**Exercise requirements:**
Please print the lines between the one with "Generate a web" and the one with "const chartTitle = 'An", both ends included, exactly as written, with no pictures.

**Information provided:**
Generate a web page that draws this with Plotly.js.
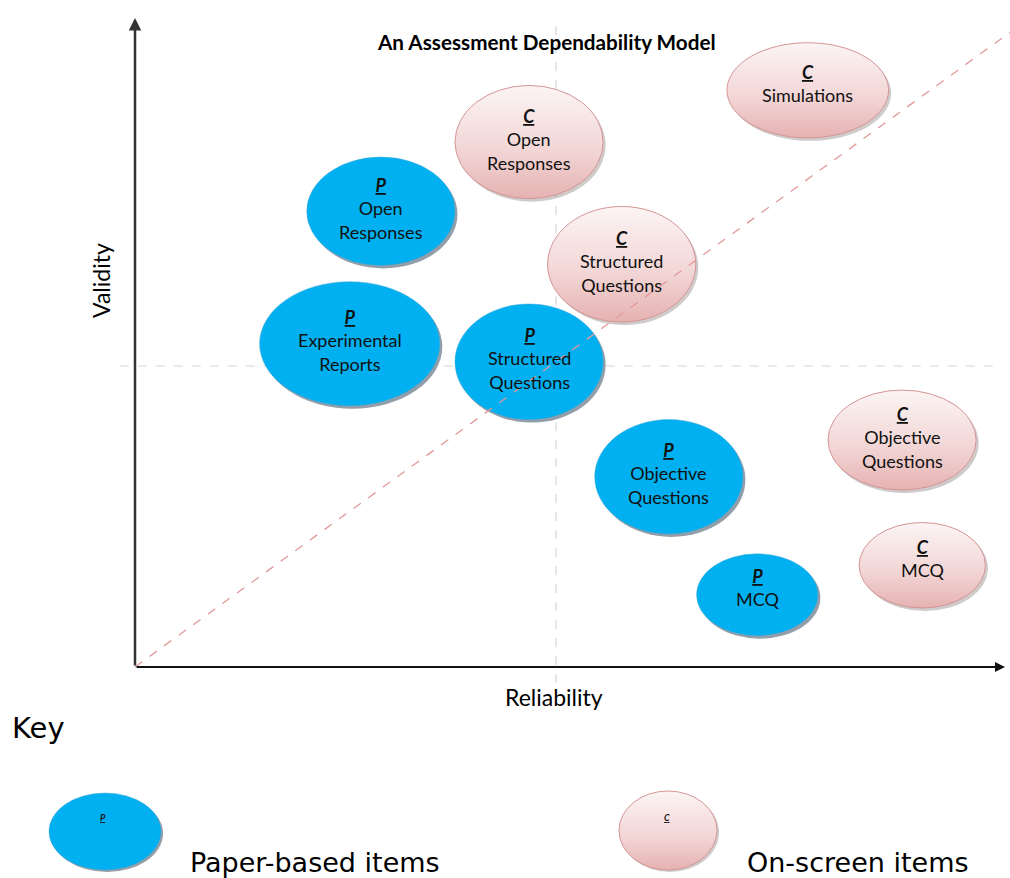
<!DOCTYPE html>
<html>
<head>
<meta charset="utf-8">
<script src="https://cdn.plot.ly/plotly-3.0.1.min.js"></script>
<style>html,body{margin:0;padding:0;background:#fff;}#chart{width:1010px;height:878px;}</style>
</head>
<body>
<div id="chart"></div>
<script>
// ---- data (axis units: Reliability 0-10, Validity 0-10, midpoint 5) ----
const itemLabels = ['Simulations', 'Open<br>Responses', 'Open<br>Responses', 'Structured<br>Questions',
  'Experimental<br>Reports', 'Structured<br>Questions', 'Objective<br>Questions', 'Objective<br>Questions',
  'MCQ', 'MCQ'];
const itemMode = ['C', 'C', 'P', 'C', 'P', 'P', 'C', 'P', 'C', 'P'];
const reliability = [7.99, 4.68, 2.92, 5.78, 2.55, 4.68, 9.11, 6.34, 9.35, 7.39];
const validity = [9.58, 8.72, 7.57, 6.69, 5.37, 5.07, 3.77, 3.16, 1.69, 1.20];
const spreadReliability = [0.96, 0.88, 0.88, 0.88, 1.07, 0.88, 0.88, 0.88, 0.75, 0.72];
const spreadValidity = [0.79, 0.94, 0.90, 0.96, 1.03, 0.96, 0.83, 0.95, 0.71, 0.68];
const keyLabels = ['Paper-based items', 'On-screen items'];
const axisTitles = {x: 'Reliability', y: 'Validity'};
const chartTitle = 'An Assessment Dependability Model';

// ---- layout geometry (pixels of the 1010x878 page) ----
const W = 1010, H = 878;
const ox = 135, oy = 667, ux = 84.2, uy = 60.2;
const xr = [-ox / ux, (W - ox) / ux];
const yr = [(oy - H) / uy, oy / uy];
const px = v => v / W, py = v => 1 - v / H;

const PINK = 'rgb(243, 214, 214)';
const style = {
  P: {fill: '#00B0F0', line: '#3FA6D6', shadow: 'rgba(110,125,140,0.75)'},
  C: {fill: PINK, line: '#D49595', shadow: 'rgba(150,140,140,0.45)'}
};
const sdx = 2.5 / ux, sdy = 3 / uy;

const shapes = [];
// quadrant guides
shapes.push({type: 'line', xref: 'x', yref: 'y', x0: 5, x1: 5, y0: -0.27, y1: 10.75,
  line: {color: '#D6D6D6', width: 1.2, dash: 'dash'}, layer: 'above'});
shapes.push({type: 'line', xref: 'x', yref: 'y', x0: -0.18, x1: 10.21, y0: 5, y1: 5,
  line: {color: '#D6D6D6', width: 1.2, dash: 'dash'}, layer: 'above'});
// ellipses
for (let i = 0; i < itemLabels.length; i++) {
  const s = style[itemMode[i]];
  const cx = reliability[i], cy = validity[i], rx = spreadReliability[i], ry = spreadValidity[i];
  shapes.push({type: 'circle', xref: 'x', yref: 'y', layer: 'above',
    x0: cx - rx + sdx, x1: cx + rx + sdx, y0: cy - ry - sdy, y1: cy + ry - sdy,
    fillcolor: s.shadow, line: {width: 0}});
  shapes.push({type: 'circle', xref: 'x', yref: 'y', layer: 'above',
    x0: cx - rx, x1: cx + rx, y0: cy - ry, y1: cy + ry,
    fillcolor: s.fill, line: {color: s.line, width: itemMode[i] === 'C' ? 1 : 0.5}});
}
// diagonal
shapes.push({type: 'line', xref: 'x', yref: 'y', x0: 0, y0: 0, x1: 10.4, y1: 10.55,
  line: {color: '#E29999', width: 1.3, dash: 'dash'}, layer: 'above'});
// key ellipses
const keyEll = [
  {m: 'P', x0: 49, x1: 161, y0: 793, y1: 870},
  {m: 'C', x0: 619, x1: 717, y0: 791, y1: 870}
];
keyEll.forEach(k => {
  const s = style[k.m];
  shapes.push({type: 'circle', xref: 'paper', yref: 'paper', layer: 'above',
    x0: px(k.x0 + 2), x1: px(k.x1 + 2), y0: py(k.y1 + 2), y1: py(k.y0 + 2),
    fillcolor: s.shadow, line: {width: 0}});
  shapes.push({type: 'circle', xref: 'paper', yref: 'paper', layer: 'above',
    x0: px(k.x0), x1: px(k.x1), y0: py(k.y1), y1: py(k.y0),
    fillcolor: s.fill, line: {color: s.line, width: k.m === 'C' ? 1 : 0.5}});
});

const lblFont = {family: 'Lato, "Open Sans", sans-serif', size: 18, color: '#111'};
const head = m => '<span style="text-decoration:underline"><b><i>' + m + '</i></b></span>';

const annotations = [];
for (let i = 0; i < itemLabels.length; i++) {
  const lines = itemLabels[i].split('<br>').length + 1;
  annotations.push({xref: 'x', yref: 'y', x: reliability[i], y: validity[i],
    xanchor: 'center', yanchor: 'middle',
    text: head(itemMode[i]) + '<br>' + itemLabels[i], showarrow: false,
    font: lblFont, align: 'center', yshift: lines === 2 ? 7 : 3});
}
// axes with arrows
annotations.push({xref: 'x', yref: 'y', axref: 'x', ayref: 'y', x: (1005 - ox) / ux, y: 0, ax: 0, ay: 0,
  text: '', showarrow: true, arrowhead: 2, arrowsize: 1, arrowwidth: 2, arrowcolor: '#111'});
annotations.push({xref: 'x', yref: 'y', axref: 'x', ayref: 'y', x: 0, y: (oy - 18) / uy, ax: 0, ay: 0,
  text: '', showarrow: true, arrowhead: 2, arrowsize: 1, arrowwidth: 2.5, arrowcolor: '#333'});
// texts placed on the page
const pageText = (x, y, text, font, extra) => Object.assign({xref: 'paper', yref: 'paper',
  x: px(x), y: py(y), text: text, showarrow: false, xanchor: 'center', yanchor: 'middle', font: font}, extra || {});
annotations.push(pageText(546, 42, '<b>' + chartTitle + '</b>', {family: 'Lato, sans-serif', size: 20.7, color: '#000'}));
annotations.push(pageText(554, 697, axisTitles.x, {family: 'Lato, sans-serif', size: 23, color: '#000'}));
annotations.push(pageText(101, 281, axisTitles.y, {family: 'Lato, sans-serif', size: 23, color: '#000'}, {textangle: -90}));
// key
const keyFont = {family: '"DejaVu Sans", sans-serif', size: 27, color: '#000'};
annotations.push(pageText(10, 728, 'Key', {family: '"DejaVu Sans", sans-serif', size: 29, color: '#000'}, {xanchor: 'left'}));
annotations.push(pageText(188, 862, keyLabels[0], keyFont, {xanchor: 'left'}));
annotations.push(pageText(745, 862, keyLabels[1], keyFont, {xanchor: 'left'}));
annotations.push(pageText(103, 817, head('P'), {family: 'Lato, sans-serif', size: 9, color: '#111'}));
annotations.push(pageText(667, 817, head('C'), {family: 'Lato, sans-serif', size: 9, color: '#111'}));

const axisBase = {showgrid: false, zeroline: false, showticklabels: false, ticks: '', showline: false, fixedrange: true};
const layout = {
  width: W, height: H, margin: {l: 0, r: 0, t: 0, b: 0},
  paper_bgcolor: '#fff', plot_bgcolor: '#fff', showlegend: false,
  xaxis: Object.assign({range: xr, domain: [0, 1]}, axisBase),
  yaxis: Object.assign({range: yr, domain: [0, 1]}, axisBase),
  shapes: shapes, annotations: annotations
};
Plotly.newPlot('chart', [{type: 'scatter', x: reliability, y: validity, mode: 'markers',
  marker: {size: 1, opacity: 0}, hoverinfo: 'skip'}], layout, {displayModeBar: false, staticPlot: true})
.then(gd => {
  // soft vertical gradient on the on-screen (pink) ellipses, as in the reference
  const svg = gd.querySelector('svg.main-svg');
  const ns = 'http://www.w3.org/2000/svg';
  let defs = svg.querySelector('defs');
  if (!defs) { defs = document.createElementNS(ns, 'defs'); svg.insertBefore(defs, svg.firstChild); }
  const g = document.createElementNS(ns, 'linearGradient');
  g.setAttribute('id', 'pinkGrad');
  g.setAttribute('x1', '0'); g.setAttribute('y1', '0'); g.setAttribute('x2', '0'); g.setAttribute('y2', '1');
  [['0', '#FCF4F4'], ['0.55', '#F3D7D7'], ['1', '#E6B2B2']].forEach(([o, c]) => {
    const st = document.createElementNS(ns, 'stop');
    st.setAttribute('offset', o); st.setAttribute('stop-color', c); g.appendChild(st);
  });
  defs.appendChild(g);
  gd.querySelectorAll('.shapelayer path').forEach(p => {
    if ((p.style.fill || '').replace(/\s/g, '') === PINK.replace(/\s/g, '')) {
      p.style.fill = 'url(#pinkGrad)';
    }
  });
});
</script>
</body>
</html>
...
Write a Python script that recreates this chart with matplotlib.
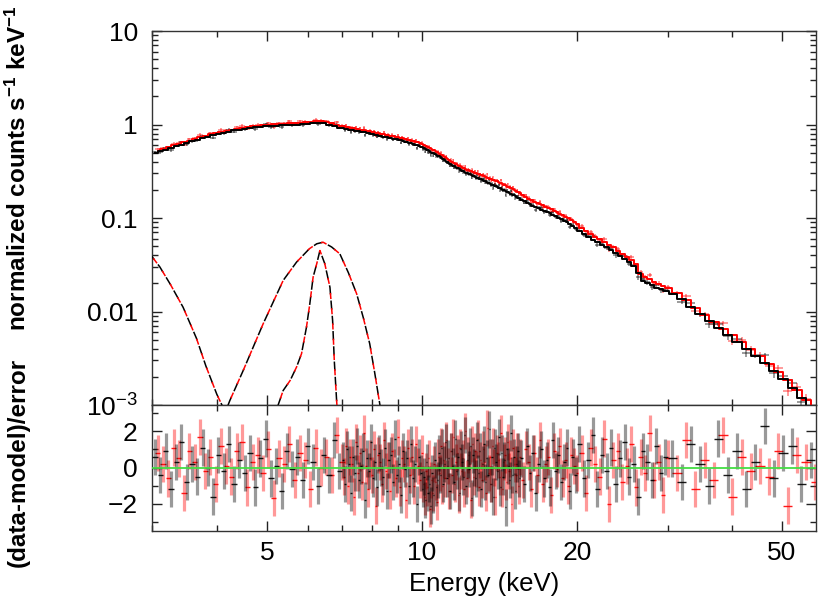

**Output of the task:**
Generate a web page that draws this with Plotly.js.
<!DOCTYPE html>
<html>
<head>
<meta charset="utf-8">
<script src="https://cdn.plot.ly/plotly-3.0.1.min.js"></script>
<style>html,body{margin:0;padding:0;background:#fff;}#chart{width:1010px;height:878px;}</style>
</head>
<body>
<div id="chart"></div>
<script>
// ---- data (axis units: Reliability 0-10, Validity 0-10, midpoint 5) ----
const itemLabels = ['Simulations', 'Open<br>Responses', 'Open<br>Responses', 'Structured<br>Questions',
  'Experimental<br>Reports', 'Structured<br>Questions', 'Objective<br>Questions', 'Objective<br>Questions',
  'MCQ', 'MCQ'];
const itemMode = ['C', 'C', 'P', 'C', 'P', 'P', 'C', 'P', 'C', 'P'];
const reliability = [7.99, 4.68, 2.92, 5.78, 2.55, 4.68, 9.11, 6.34, 9.35, 7.39];
const validity = [9.58, 8.72, 7.57, 6.69, 5.37, 5.07, 3.77, 3.16, 1.69, 1.20];
const spreadReliability = [0.96, 0.88, 0.88, 0.88, 1.07, 0.88, 0.88, 0.88, 0.75, 0.72];
const spreadValidity = [0.79, 0.94, 0.90, 0.96, 1.03, 0.96, 0.83, 0.95, 0.71, 0.68];
const keyLabels = ['Paper-based items', 'On-screen items'];
const axisTitles = {x: 'Reliability', y: 'Validity'};
const chartTitle = 'An Assessment Dependability Model';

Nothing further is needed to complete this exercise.